What We Keep
By Elizabeth Berg
For the novel project, I chose the book What We Keep by Elizabeth Berg. The book was published in 1998 and was set in two different time periods. The narrator flashes back and forth between her 47 year old self in 1993 and her 12 year old self in 1958 in Wisconsin. What We Keep was a very touching novel to me. I had never heard of the book before choosing it, so I had no idea what to expect from reading it.
The book immediately begins with the narrator, Ginny, riding on an airplane and talking to the woman next to her, mentioning how she hates her mother and how she would never forgive her for what she had done. Ginny is on her way to meet her mother and her older sister, Sharla, because Sharla had recently discovered she might be terminally ill. For as much as Ginny “hated” her mother, she knew it was the right thing to do for her sister. Ginny begins flashing back to when she and her sister were young, during the summer time. She talks about their summer days, when their mother would make them meals all the time, how she would go through her normal routine of breakfast and dinner and trips to the grocery store. Everything was normal for the girls, or so they thought.
Ginny begins to notice a difference in her mother during this summer, especially when their new neighbor, Jasmine Johnson, moves in. Her mother stays quiet, lost, and begins doing things she didn’t do before.
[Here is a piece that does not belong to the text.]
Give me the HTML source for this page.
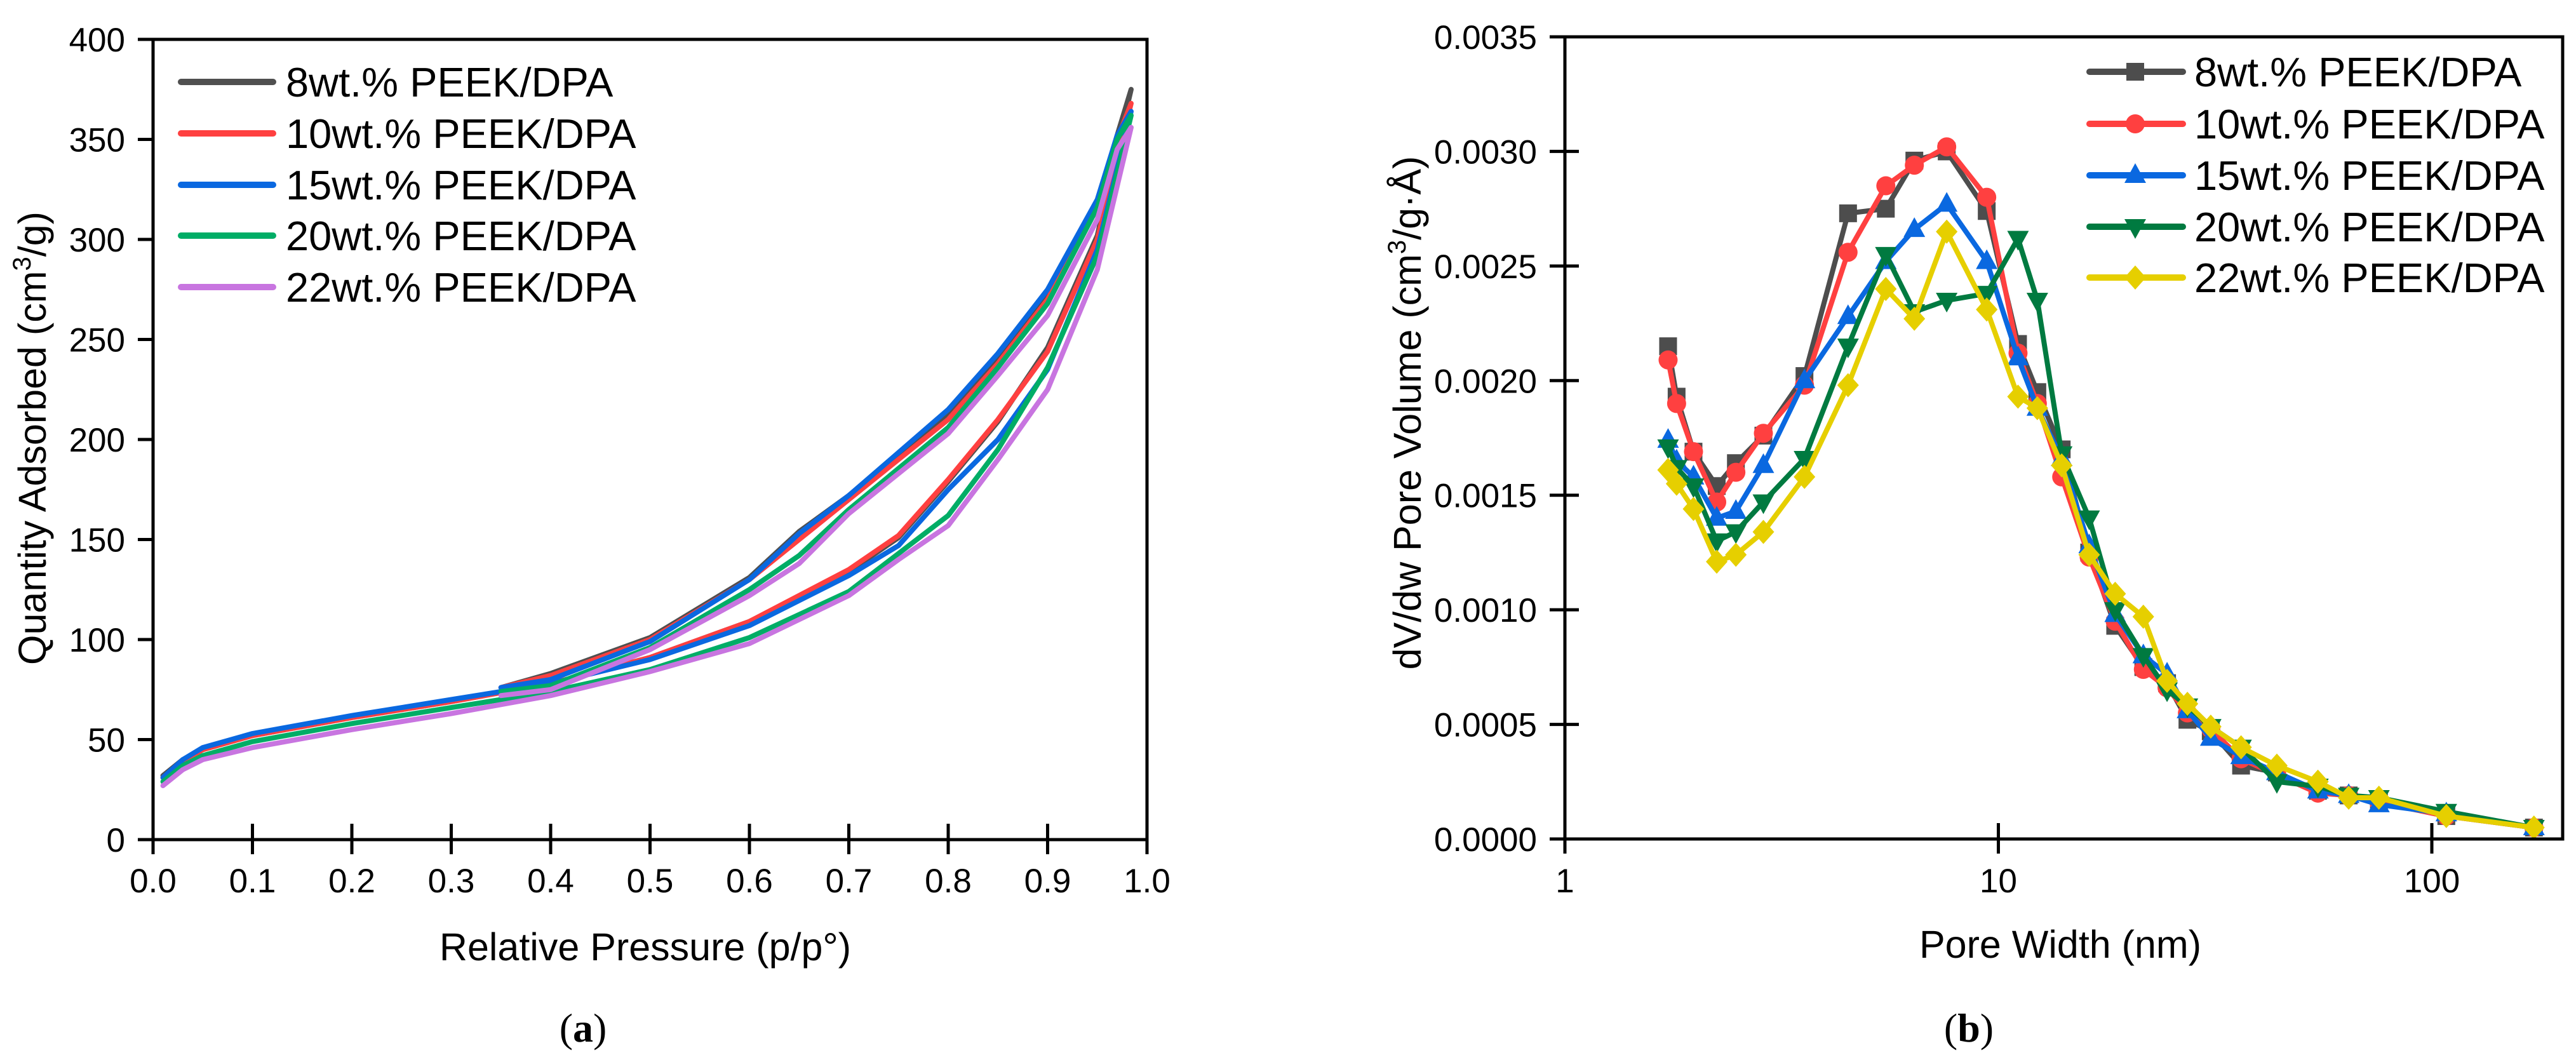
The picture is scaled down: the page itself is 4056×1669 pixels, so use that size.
<!DOCTYPE html>
<html><head><meta charset="utf-8"><style>
html,body{margin:0;padding:0;background:#fff;}
svg{display:block;font-family:"Liberation Sans",Arial,sans-serif;}
</style></head><body>
<svg id="fig" width="4056" height="1669" viewBox="0 0 4056 1669" xmlns="http://www.w3.org/2000/svg">
<g id="panelA"></g>
<g id="panelB"></g>
</svg>
<script>
// ---------- Panel (a) data ----------
const seriesNames = ["8wt.% PEEK/DPA","10wt.% PEEK/DPA","15wt.% PEEK/DPA","20wt.% PEEK/DPA","22wt.% PEEK/DPA"];
const pAds = [0.01,0.03,0.05,0.1,0.2,0.3,0.4,0.5,0.6,0.7,0.75,0.8,0.85,0.9,0.95,0.984];
const pDes = [0.984,0.97,0.95,0.9,0.85,0.8,0.7,0.65,0.6,0.5,0.4,0.35];
const qAds8  = [32,40,45,52,61,69,78,91,109,134,151,179,209,246,302,375];
const qDes8  = [375,352,318,272,240,212,172,154,131,101,83,76];
const qAds10 = [31,39,45,52,61,69,78,91,109,135,152,180,210,244,300,368];
const qDes10 = [368,350,316,270,238,210,170,150,130,100,82,76];
const qAds15 = [31,40,46,53,62,70,78,90,107,132,147,175,200,235,295,364];
const qDes15 = [364,352,320,275,243,215,172,153,130,99,80,76];
const qAds20 = [29,37,42,49,58,66,74,85,101,124,143,162,195,236,292,362];
const qDes20 = [362,350,316,268,236,206,165,142,125,96,77,74];
const qAds22 = [27,35,40,46,55,63,72,84,98,122,140,157,190,225,285,356];
const qDes22 = [356,345,310,262,232,203,163,138,122,95,75,72];
const xTicksA = [0,0.1,0.2,0.3,0.4,0.5,0.6,0.7,0.8,0.9,1.0];
const yTicksA = [0,50,100,150,200,250,300,350,400];

// ---------- Panel (b) data ----------
const poreWidth = [1.73,1.81,1.98,2.24,2.48,2.87,3.57,4.5,5.5,6.4,7.6,9.4,11.1,12.3,14.0,16.2,18.6,21.6,24.5,27.3,30.9,36.3,43.9,54.6,64.3,75.5,108,172];
const dv8  = [2.15,1.93,1.69,1.54,1.64,1.76,2.02,2.73,2.75,2.96,3.00,2.74,2.16,1.95,1.70,1.25,0.93,0.75,0.68,0.52,0.47,0.32,0.29,0.21,0.19,0.16,0.10,0.05];
const dv10 = [2.09,1.90,1.69,1.47,1.60,1.77,1.98,2.56,2.85,2.94,3.02,2.80,2.12,1.90,1.58,1.23,0.95,0.74,0.66,0.55,0.48,0.35,0.28,0.20,0.19,0.16,0.10,0.05];
const dv15 = [1.74,1.65,1.58,1.40,1.43,1.63,2.00,2.28,2.52,2.66,2.77,2.52,2.10,1.88,1.66,1.28,0.98,0.80,0.72,0.56,0.44,0.36,0.29,0.21,0.19,0.15,0.11,0.05];
const dv20 = [1.71,1.62,1.54,1.30,1.34,1.47,1.66,2.15,2.55,2.30,2.35,2.38,2.62,2.35,1.68,1.40,1.00,0.80,0.65,0.58,0.49,0.40,0.25,0.23,0.19,0.18,0.12,0.05];
const dv22 = [1.61,1.55,1.44,1.21,1.24,1.34,1.58,1.98,2.40,2.27,2.65,2.31,1.93,1.88,1.63,1.24,1.07,0.97,0.69,0.59,0.49,0.40,0.32,0.25,0.18,0.18,0.10,0.05];
const xTicksB = [1,10,100];
const yTicksB = [0,0.5,1.0,1.5,2.0,2.5,3.0,3.5]; // x10^-3

const NS="http://www.w3.org/2000/svg";
function mk(tag, attrs, parent){const e=document.createElementNS(NS,tag);for(const k in attrs)e.setAttribute(k,attrs[k]);parent.appendChild(e);return e;}

// ===== Panel A =====
const A=document.getElementById('panelA');
const ax0=241, ax1=1806, ay0=1322, ay1=62;
const XA=p=>ax0+p*(ax1-ax0);
const YA=q=>ay0-q/400*(ay0-ay1);
const colA=["#505050","#ff4040","#0a68e0","#00ad66","#c875e0"];
const adsA=[qAds8,qAds10,qAds15,qAds20,qAds22];
const desA=[qDes8,qDes10,qDes15,qDes20,qDes22];
for(let s=0;s<5;s++){
  let pts=[];
  pAds.forEach((p,i)=>pts.push(XA(p).toFixed(1)+","+YA(adsA[s][i]).toFixed(1)));
  pDes.forEach((p,i)=>pts.push(XA(p).toFixed(1)+","+YA(desA[s][i]).toFixed(1)));
  const pl=mk('polyline',{points:pts.join(" "),fill:"none",stroke:colA[s],"stroke-width":8,"stroke-linejoin":"round","stroke-linecap":"round"},A);
  
  
}
const frA=mk('rect',{x:ax0,y:ay1,width:ax1-ax0,height:ay0-ay1,fill:"none",stroke:"#000","stroke-width":5},A);


xTicksA.forEach(t=>{
  const x=XA(t);
  mk('line',{x1:x,y1:ay0-25,x2:x,y2:ay0+23,stroke:"#000","stroke-width":5},A);
  const tx=mk('text',{x:x,y:1405,"font-size":53,"text-anchor":"middle"},A);
  tx.textContent=t.toFixed(1);
  
  
});
yTicksA.forEach(t=>{
  const y=YA(t);
  mk('line',{x1:ax0-24,y1:y,x2:ax0,y2:y,stroke:"#000","stroke-width":5},A);
  const tx=mk('text',{x:197,y:y+19,"font-size":53,"text-anchor":"end"},A);
  tx.textContent=String(t);
  
  
});
// legend A
const legRows=[129,210,291,371,452];
for(let s=0;s<5;s++){
  const y=legRows[s];
  mk('line',{x1:285,y1:y,x2:430,y2:y,stroke:colA[s],"stroke-width":10,"stroke-linecap":"round"},A);
  const tx=mk('text',{x:450,y:y+23,"font-size":65},A);
  tx.textContent=seriesNames[s];
  
  
}
// titles A
const ytA=mk('text',{x:0,y:0,"font-size":61,"text-anchor":"middle",transform:"translate(72,690) rotate(-90)"},A);
ytA.innerHTML='Quantity Adsorbed (cm<tspan font-size="40" dy="-24">3</tspan><tspan dy="24">/g)</tspan>';


const xtA=mk('text',{x:1016,y:1512,"font-size":61,"text-anchor":"middle"},A);
xtA.textContent='Relative Pressure (p/p°)';


const capA=mk('text',{x:918,y:1640,"font-size":64,"text-anchor":"middle","font-family":"Liberation Serif, serif"},A);
capA.innerHTML='(<tspan font-weight="bold">a</tspan>)';



// ===== Panel B =====
const B=document.getElementById('panelB');
const bx0=2464, bx1=4035, by0=1321, by1=58;
const dec=682.5;
const XB=w=>bx0+Math.log10(w)*dec;
const YB=v=>by0-v/3.5*(by0-by1);
const colB=["#4d4d4d","#ff4040","#0a68e0","#007a40","#e6cf00"];
const dvB=[dv8,dv10,dv15,dv20,dv22];
function marker(kind,x,y,c,parent){
  let e;
  if(kind===0) e=mk('rect',{x:x-14,y:y-14,width:28,height:28,fill:c},parent);
  else if(kind===1) e=mk('circle',{cx:x,cy:y,r:15,fill:c},parent);
  else if(kind===2) e=mk('polygon',{points:`${x},${y-19} ${x+17},${y+12} ${x-17},${y+12}`,fill:c},parent);
  else if(kind===3) e=mk('polygon',{points:`${x},${y+19} ${x+17},${y-12} ${x-17},${y-12}`,fill:c},parent);
  else e=mk('polygon',{points:`${x},${y-19} ${x+17},${y} ${x},${y+19} ${x-17},${y}`,fill:c},parent);
  return e;
}
for(let s=0;s<5;s++){
  const pts=poreWidth.map((w,i)=>XB(w).toFixed(1)+","+YB(dvB[s][i]).toFixed(1));
  const pl=mk('polyline',{points:pts.join(" "),fill:"none",stroke:colB[s],"stroke-width":8,"stroke-linejoin":"round"},B);
  
  
  poreWidth.forEach((w,i)=>{
    const m=marker(s,XB(w),YB(dvB[s][i]),colB[s],B);
    
    
  });
}
mk('rect',{x:bx0,y:by1,width:bx1-bx0,height:by0-by1,fill:"none",stroke:"#000","stroke-width":5},B);
xTicksB.forEach(t=>{
  const x=XB(t);
  mk('line',{x1:x,y1:by0-25,x2:x,y2:by0+23,stroke:"#000","stroke-width":5},B);
  const tx=mk('text',{x:x,y:1405,"font-size":53,"text-anchor":"middle"},B);
  tx.textContent=String(t);
  
  
});
yTicksB.forEach(t=>{
  const y=YB(t);
  mk('line',{x1:bx0-24,y1:y,x2:bx0+22,y2:y,stroke:"#000","stroke-width":5},B);
  const tx=mk('text',{x:2420,y:y+19,"font-size":53,"text-anchor":"end"},B);
  tx.textContent=(t/1000).toFixed(4);
  
  
});
const legRowsB=[113,195,276,357,437];
for(let s=0;s<5;s++){
  const y=legRowsB[s];
  mk('line',{x1:3290,y1:y,x2:3437,y2:y,stroke:colB[s],"stroke-width":10,"stroke-linecap":"round"},B);
  marker(s,3362,y,colB[s],B);
  const tx=mk('text',{x:3455,y:y+23,"font-size":65},B);
  tx.textContent=seriesNames[s];
  
  
}
const ytB=mk('text',{x:0,y:0,"font-size":61,"text-anchor":"middle",transform:"translate(2237,650) rotate(-90)"},B);
ytB.innerHTML='dV/dw Pore Volume (cm<tspan font-size="40" dy="-24">3</tspan><tspan dy="24">/g·Å)</tspan>';


const xtB=mk('text',{x:3244,y:1508,"font-size":61,"text-anchor":"middle"},B);
xtB.textContent='Pore Width (nm)';


const capB=mk('text',{x:3100,y:1640,"font-size":64,"text-anchor":"middle","font-family":"Liberation Serif, serif"},B);
capB.innerHTML='(<tspan font-weight="bold">b</tspan>)';


</script>
</body></html>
She would stay up very late and read, or go outside in the middle of the night and sneak over to Jasmine’s. Jasmine was an adventurous, free spirited woman, which we later find out is someone the girls’ mother, Marion, wanted to be. The more time Marion spends with Jasmine, the more distant she becomes with the family. One night Marion breaks down. She and her husband, Steven, have a conversation late one night in the kitchen, thinking the girls are asleep. They wake up and begin listening, hearing their mother say how she never wanted children and she wasn’t happy going through the same routine every day and not living to her full potential. Marion eventually walks out on the family, and the girls lose contact with her from then on because of the hatred they have built up for her. By the end of the novel when the girls finally see her after 35 years, they realize her motives of her past and they leave with a different view of their mother.
I loved reading this book. I felt like I could connect with the characters in a huge way. I grew up with a sister very close to my age and our mother left our father, just about the same way Marion did. Our mother was not happy and didn’t feel like she was capable of doing what she wanted by being married and responsible for my brother, sister, and I. Although I got over my mother’s starting a new life and still see her, I still felt connected in a way. I could never see the point of view my mother had, just like Sharla and Ginny couldn’t see their mother’s side of the story.
In some ways, I feel like Marion portrayed the lost mother in the novel. She was a mother because she had to be, she had kids because it was expected of her. Later in the book, it is revealed that Steven and Marion’s friend Jasmine ended up sleeping together, giving Marion an excuse to leave her husband. Although it was difficult in the beginning for all of them, Marion did have her reasons for starting a new life, something that I know from experience, some mothers just need to do in order to keep living.